Plus, after a little of testing with the ab utility (apache bench), on small loads the version without cache was constently 20ms faster. More benchmarking should be done, after all we are not doing heavy computations that really need to be cached, that trie search and few math operations is all we do.


Step 7: Extra feature: Limiting

I felt limiting was a need to have so those autocomplete text box don’t fetch 10 000 results when they do 2 letter searches. It was as simple as adding a function in the Search.prototype.search method: here.

It looks a bit like that:

// Step 6: Limit the results
function(params, cached_results, cleaned_results, callback) {
  var limited_results = cleaned_results;

  // If we have a limti and we are serving uncached results
  // limit the results using slice
  if (params.limit && cleaned_results) {
    var limit = Math.min(params.limit, limited_results.length);
    limited_results = limited_results.slice(0, limit);
  }

  callback(null, params, cached_results, limited_results);
},

Step 8: Deploying to Heroku

Simple enough I thought,

$ git add -A
$ git commit
$ hk create <cute-name>
$ git push heroku <feature-branch>:master
$ open https://<cute-name>.herokuapp.com/
# :( It crashes
$ hk log
$ hk log -n 40
# Still don't understand

It’s always like that, thing you are used to do and seem simple always end up breaking apart on you.

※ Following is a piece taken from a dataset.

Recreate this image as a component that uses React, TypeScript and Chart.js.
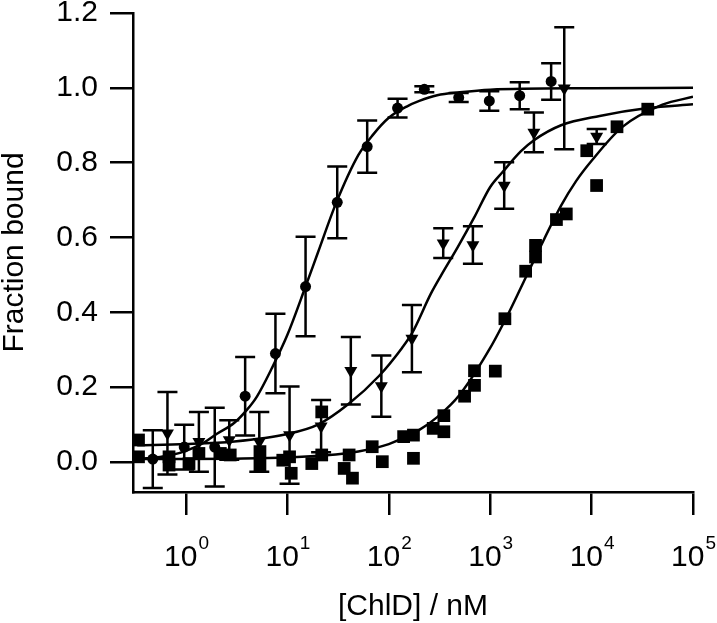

So here I am looking at the logs and changing few things here and there, exploring possible culprits, util, after installing libs, running bash in the heroku node, installing Logentries, I figured out it was all about this: the app was binding on 127.0.0.1 and heroku was sigkill’ing my process thinking I failed to boot.

Now we can visit http://na-city-suggestions.herokuapp.com/suggestions?q=lon safely.


I am done for this blog post, merging back into master and sending a pull-request, my time is out!

I will probably end up writing few tests and adding documentation even after that but will not write about it, check out the repo if you wish.